"La critica letteraria deve scaturire da un debito di amore", è la prima frase del libro di George Steiner, "Tolstoj o Dostoevskij". Un libro in cui viene proposto un esercizio critico agonistico, quasi tragico. Un dilemma, senza nessuna mediazione possibile, senza nessun compromesso, nessun percorso alternativo. Si tratta di due concezioni antagoniste - due opere e due autori che rappresentano due concezioni, della letteratura e del mondo - che, proprio per questo, abbisognano di una scelta rigorosa, di una posizione radicale in grado di "fertilizzare" la critica letteraria; quella stessa "volontà radicale", che Susan Sontag esplorerà alcuni anni più tardi.
Gli è che, a sua volta, il debito d'amore di Tolstoj, era anche un debito d'odio, un debito di ripulsa e di disperazione, e il debito lo aveva con, e contro, Shakespeare. Harold Bloom, nel suo "Il genio", afferma che la ripulsa di Tolstoj era il risultato della sua consapevolezza: Tolstoj sentiva che non era possibile andare al di là di Shakespeare, una sensazione che si mischiava ad una ribellione irrazionale, dovuta al fatto che Shakespeare era semplicemente ... nato prima.
George Orwell, per parte sua, in un saggio pubblicato nel 1947, "Lear, Tolstoj e il Matto" è molto più preciso. Orwell legge con attenzione un testo di Tolstoj, scritto in tarda età, dove afferma che, a 75 anni, ha deciso di rileggere le opere complete di Shakespeare e, ancora una volta, ha provato rabbia e disgusto. Orwell si domanda perché Tolstoj scelga, per la sua analisi, il Re Lear. La sintesi che Tolstoj ne fa, è tendenziosa e parziale, ne amputa dei pezzi e ne enfatizza altri per poter difendere la sua tesi che Shakespeare è solo una stupida moda che è durata già troppo a lungo.

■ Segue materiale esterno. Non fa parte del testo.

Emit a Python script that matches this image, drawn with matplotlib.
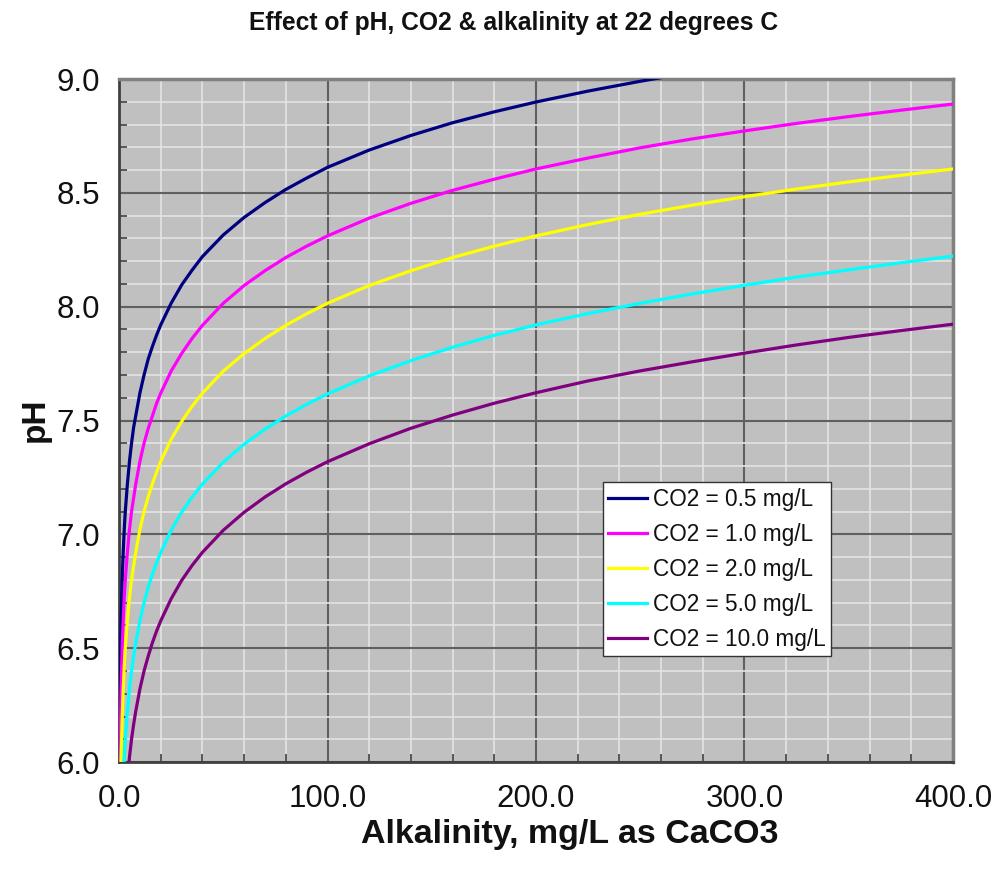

Ma per Orwell, quello che Tolstoj non riesce a sopportare è il suo identificarsi con Lear, il suo identificarsi con una figura nobile che rinuncia a tutto e che si aspetta, come ricompensa per il suo magnanimo gesto, il rispetto e l'ammirazione di coloro che lo circondano. Ma Lear non riceve quello che si aspettava, e Tolstoj non riesce ad accettare un finale così tragico, in quanto è una fine che non vuole per sé.
Nel parlare di questo, Orwell sottolinea come la visione anarchica di Tolstoj si basi su quella che definisce una "sensibilità autoritaria", una sensibilità che non riesce a provare interesse se non per quello che lo riguarda.